EXERCISE OBJECTIVE = Make an exact copy of all the entries, with the pictures left out.
□ □ □ □ □ □ □
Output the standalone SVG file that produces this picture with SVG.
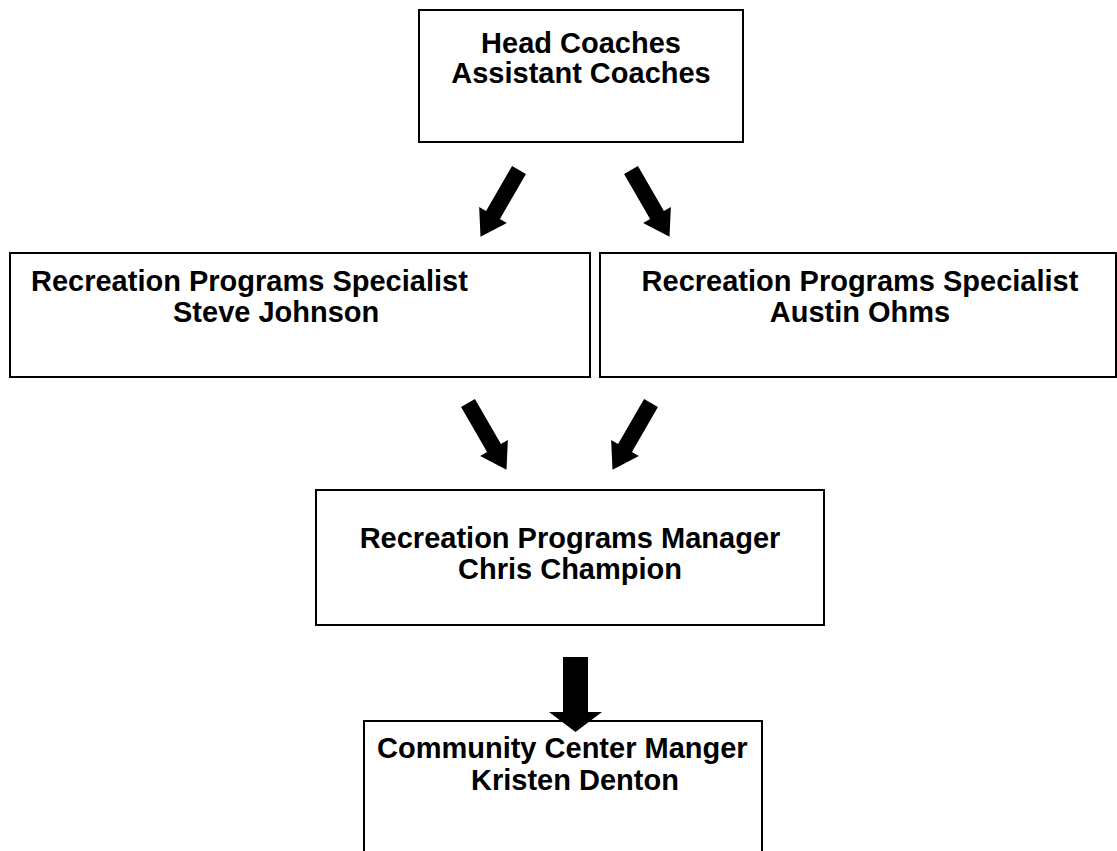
<svg xmlns="http://www.w3.org/2000/svg" xmlns:xlink="http://www.w3.org/1999/xlink" width="1117" height="851" viewBox="0 0 1117 851">
  <style>
    .box { fill: #ffffff; stroke: #000000; stroke-width: 2; }
    .lbl { font-family: "Liberation Sans", Arial, sans-serif; font-weight: bold; font-size: 29px; fill: #000000; }
    .mid { text-anchor: middle; }
    .arr { fill: #000000; stroke: none; }
  </style>
  <defs>
    <polygon id="diag" class="arr" points="0,-8 52,-8 52,-16 77,0 52,16 52,8 0,8"/>
  </defs>
  <rect x="0" y="0" width="1117" height="851" fill="#ffffff"/>

  <g id="node-coaches">
    <rect class="box" x="419" y="10" width="324" height="132"/>
    <text class="lbl mid" x="581" y="53">Head Coaches</text>
    <text class="lbl mid" x="581" y="83">Assistant Coaches</text>
  </g>

  <g id="node-specialist-johnson">
    <rect class="box" x="10" y="253" width="580" height="124"/>
    <text class="lbl" x="31" y="291">Recreation Programs Specialist</text>
    <text class="lbl" x="173" y="322">Steve Johnson</text>
  </g>

  <g id="node-specialist-ohms">
    <rect class="box" x="600" y="253" width="516" height="124"/>
    <text class="lbl mid" x="860" y="291">Recreation Programs Specialist</text>
    <text class="lbl mid" x="860" y="322">Austin Ohms</text>
  </g>

  <g id="node-manager">
    <rect class="box" x="316" y="490" width="508" height="135"/>
    <text class="lbl mid" x="570" y="548">Recreation Programs Manager</text>
    <text class="lbl mid" x="570" y="579">Chris Champion</text>
  </g>

  <g id="node-community">
    <rect class="box" x="364" y="721" width="398" height="140"/>
    <text class="lbl" x="377" y="758">Community Center Manger</text>
    <text class="lbl" x="471" y="790">Kristen Denton</text>
  </g>

  <g id="connectors">
    <use xlink:href="#diag" transform="translate(519,170) rotate(120)"/>
    <use xlink:href="#diag" transform="translate(631,170) rotate(60)"/>
    <use xlink:href="#diag" transform="translate(468,403) rotate(60)"/>
    <use xlink:href="#diag" transform="translate(651,403) rotate(120)"/>
    <polygon class="arr" points="563,657 588,657 588,712 602,712 575.5,732 549,712 563,712"/>
  </g>
</svg>
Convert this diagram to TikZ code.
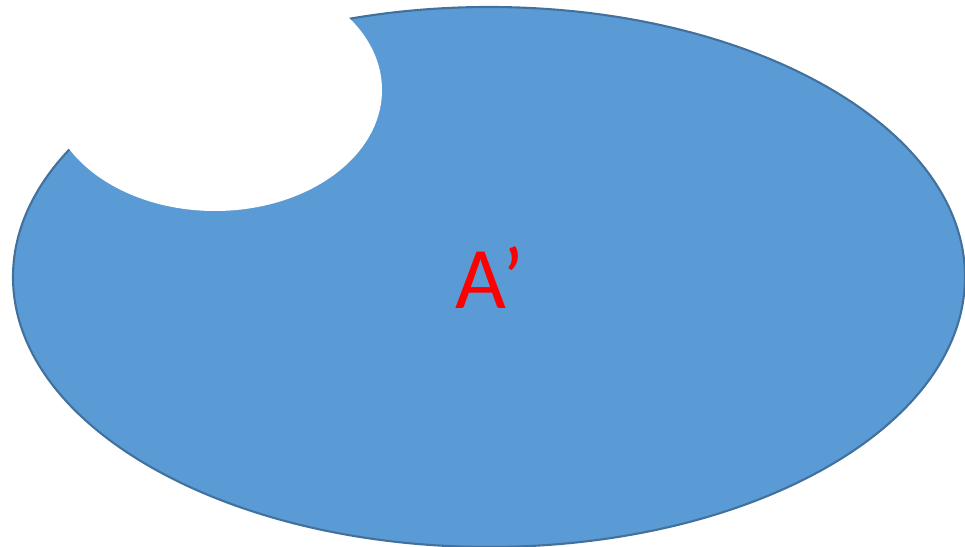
□ □ □ □ □ □ □
WRITTEN SOLUTION =
Output the standalone SVG file that produces this picture with SVG.
<svg xmlns="http://www.w3.org/2000/svg" xmlns:xlink="http://www.w3.org/1999/xlink" width="1117" height="851" viewBox="0 0 1117 851">
  <style>
    .box { fill: #ffffff; stroke: #000000; stroke-width: 2; }
    .lbl { font-family: "Liberation Sans", Arial, sans-serif; font-weight: bold; font-size: 29px; fill: #000000; }
    .mid { text-anchor: middle; }
    .arr { fill: #000000; stroke: none; }
  </style>
  <defs>
    <polygon id="diag" class="arr" points="0,-8 52,-8 52,-16 77,0 52,16 52,8 0,8"/>
  </defs>
  <rect x="0" y="0" width="1117" height="851" fill="#ffffff"/>

  <g id="node-coaches">
    <rect class="box" x="419" y="10" width="324" height="132"/>
    <text class="lbl mid" x="581" y="53">Head Coaches</text>
    <text class="lbl mid" x="581" y="83">Assistant Coaches</text>
  </g>

  <g id="node-specialist-johnson">
    <rect class="box" x="10" y="253" width="580" height="124"/>
    <text class="lbl" x="31" y="291">Recreation Programs Specialist</text>
    <text class="lbl" x="173" y="322">Steve Johnson</text>
  </g>

  <g id="node-specialist-ohms">
    <rect class="box" x="600" y="253" width="516" height="124"/>
    <text class="lbl mid" x="860" y="291">Recreation Programs Specialist</text>
    <text class="lbl mid" x="860" y="322">Austin Ohms</text>
  </g>

  <g id="node-manager">
    <rect class="box" x="316" y="490" width="508" height="135"/>
    <text class="lbl mid" x="570" y="548">Recreation Programs Manager</text>
    <text class="lbl mid" x="570" y="579">Chris Champion</text>
  </g>

  <g id="node-community">
    <rect class="box" x="364" y="721" width="398" height="140"/>
    <text class="lbl" x="377" y="758">Community Center Manger</text>
    <text class="lbl" x="471" y="790">Kristen Denton</text>
  </g>

  <g id="connectors">
    <use xlink:href="#diag" transform="translate(519,170) rotate(120)"/>
    <use xlink:href="#diag" transform="translate(631,170) rotate(60)"/>
    <use xlink:href="#diag" transform="translate(468,403) rotate(60)"/>
    <use xlink:href="#diag" transform="translate(651,403) rotate(120)"/>
    <polygon class="arr" points="563,657 588,657 588,712 602,712 575.5,732 549,712 563,712"/>
  </g>
</svg>
Convert this diagram to TikZ code.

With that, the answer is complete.